> **INPUT MATERIAL**:
· · · · ·

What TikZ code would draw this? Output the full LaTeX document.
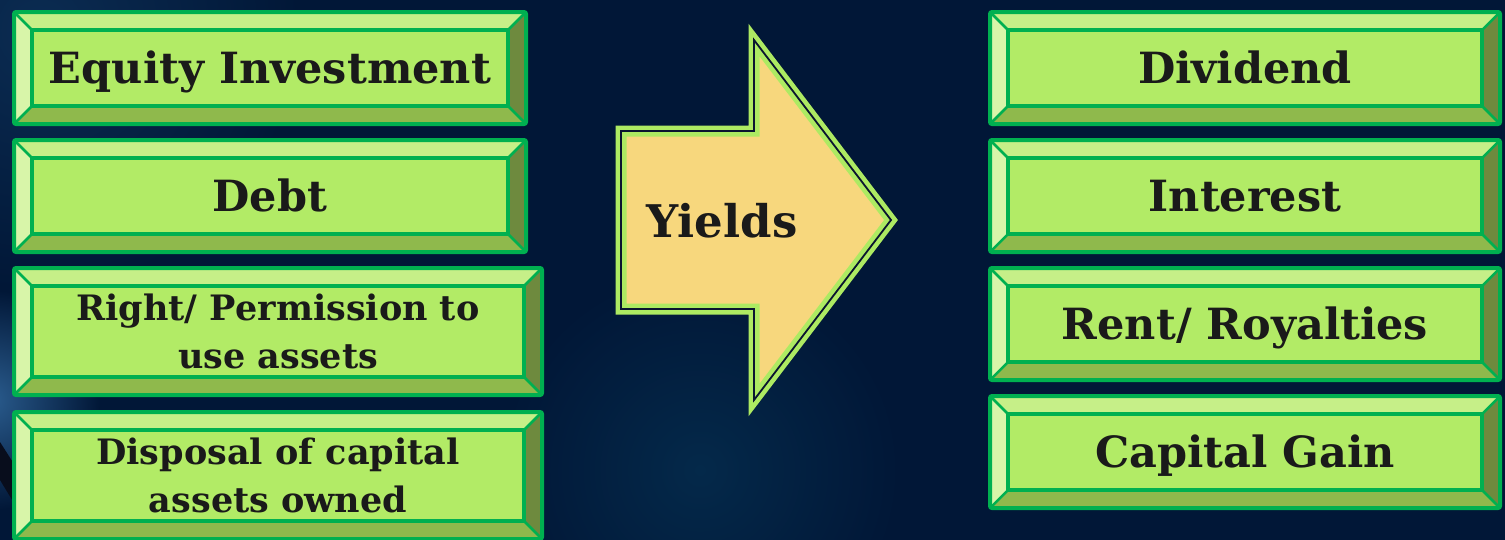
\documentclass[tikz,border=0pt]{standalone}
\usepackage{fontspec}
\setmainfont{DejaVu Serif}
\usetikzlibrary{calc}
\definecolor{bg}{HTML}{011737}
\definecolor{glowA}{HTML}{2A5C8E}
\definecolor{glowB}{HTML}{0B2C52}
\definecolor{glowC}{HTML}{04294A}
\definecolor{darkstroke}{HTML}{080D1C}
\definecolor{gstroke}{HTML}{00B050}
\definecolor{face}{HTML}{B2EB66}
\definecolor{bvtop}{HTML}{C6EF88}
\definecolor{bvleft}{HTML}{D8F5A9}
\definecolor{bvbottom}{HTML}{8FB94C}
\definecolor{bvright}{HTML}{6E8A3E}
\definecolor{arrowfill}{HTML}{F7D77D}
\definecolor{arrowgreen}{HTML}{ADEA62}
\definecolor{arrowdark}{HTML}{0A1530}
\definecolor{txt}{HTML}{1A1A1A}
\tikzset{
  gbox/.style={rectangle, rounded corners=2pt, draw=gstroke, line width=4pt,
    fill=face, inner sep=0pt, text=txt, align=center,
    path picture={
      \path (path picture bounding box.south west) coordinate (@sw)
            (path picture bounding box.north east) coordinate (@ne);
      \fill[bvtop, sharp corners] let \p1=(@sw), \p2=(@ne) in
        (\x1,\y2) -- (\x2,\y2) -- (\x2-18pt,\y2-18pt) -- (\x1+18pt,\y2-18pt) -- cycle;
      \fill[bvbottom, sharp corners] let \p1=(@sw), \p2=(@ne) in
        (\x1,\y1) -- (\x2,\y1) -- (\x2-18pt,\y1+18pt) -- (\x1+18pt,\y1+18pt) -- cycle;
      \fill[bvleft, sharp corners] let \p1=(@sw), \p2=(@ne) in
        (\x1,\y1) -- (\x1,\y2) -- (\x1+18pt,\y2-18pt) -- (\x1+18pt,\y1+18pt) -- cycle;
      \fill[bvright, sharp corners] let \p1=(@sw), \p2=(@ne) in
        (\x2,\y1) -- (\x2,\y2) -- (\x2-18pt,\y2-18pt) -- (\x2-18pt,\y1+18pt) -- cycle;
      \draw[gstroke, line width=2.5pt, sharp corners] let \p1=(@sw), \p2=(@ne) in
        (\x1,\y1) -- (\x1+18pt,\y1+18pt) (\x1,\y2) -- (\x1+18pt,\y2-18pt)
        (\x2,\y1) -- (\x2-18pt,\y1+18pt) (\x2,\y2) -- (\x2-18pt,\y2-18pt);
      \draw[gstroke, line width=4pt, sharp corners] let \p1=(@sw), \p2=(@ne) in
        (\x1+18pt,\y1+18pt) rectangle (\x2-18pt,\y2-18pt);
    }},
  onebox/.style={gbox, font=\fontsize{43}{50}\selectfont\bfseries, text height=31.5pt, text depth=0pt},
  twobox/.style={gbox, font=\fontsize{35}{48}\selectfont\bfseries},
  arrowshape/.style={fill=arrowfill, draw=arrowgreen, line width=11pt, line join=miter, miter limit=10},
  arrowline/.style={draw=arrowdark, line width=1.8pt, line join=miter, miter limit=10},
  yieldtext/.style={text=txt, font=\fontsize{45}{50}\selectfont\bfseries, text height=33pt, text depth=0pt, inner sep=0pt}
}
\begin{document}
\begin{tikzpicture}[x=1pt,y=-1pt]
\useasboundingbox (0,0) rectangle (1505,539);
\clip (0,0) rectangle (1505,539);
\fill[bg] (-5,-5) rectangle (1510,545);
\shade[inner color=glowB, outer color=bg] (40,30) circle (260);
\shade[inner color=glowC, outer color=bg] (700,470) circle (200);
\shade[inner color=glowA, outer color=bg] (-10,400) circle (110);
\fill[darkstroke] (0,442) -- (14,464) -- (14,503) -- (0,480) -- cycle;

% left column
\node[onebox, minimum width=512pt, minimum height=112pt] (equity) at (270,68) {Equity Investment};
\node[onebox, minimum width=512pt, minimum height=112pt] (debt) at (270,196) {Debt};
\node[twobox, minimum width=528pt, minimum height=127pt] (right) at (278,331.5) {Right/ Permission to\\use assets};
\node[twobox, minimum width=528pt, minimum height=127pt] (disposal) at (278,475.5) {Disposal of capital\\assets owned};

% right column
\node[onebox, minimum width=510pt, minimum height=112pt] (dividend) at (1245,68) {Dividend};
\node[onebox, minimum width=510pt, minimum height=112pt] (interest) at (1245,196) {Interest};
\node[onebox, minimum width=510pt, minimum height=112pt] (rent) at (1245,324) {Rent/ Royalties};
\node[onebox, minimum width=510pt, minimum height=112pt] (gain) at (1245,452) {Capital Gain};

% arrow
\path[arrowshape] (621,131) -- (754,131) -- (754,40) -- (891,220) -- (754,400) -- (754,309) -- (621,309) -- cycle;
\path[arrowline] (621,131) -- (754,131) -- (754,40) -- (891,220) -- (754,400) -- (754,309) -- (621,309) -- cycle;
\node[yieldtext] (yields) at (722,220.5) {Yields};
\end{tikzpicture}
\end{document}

· · · · ·

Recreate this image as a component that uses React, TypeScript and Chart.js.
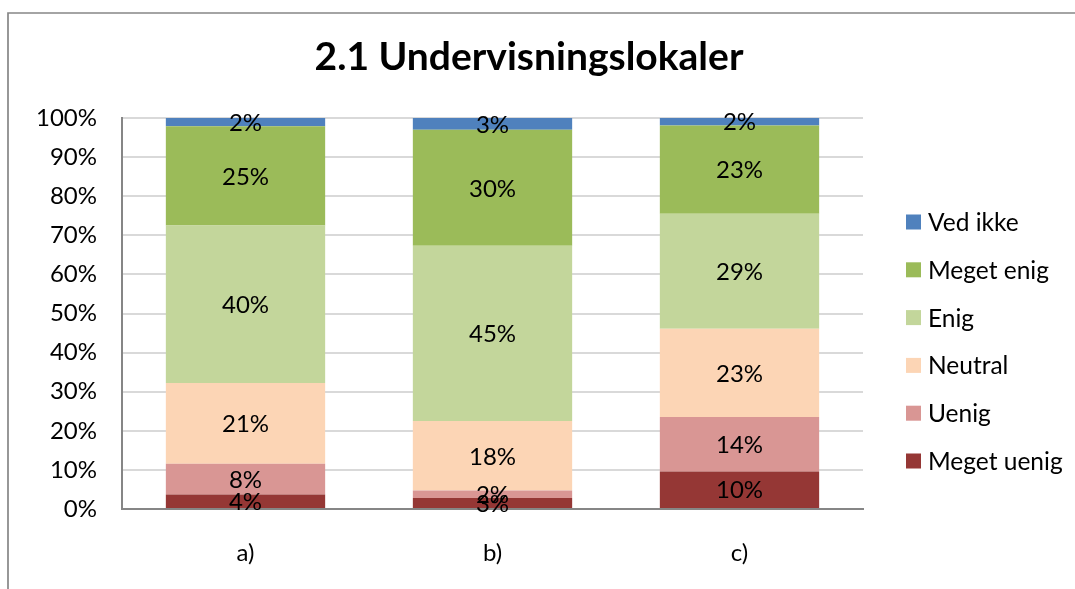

· · · · ·

Search the data above for the string "this" and return every line that has it.

> **PROBLEM SOLUTION**:
What TikZ code would draw this? Output the full LaTeX document.
Recreate this image as a component that uses React, TypeScript and Chart.js.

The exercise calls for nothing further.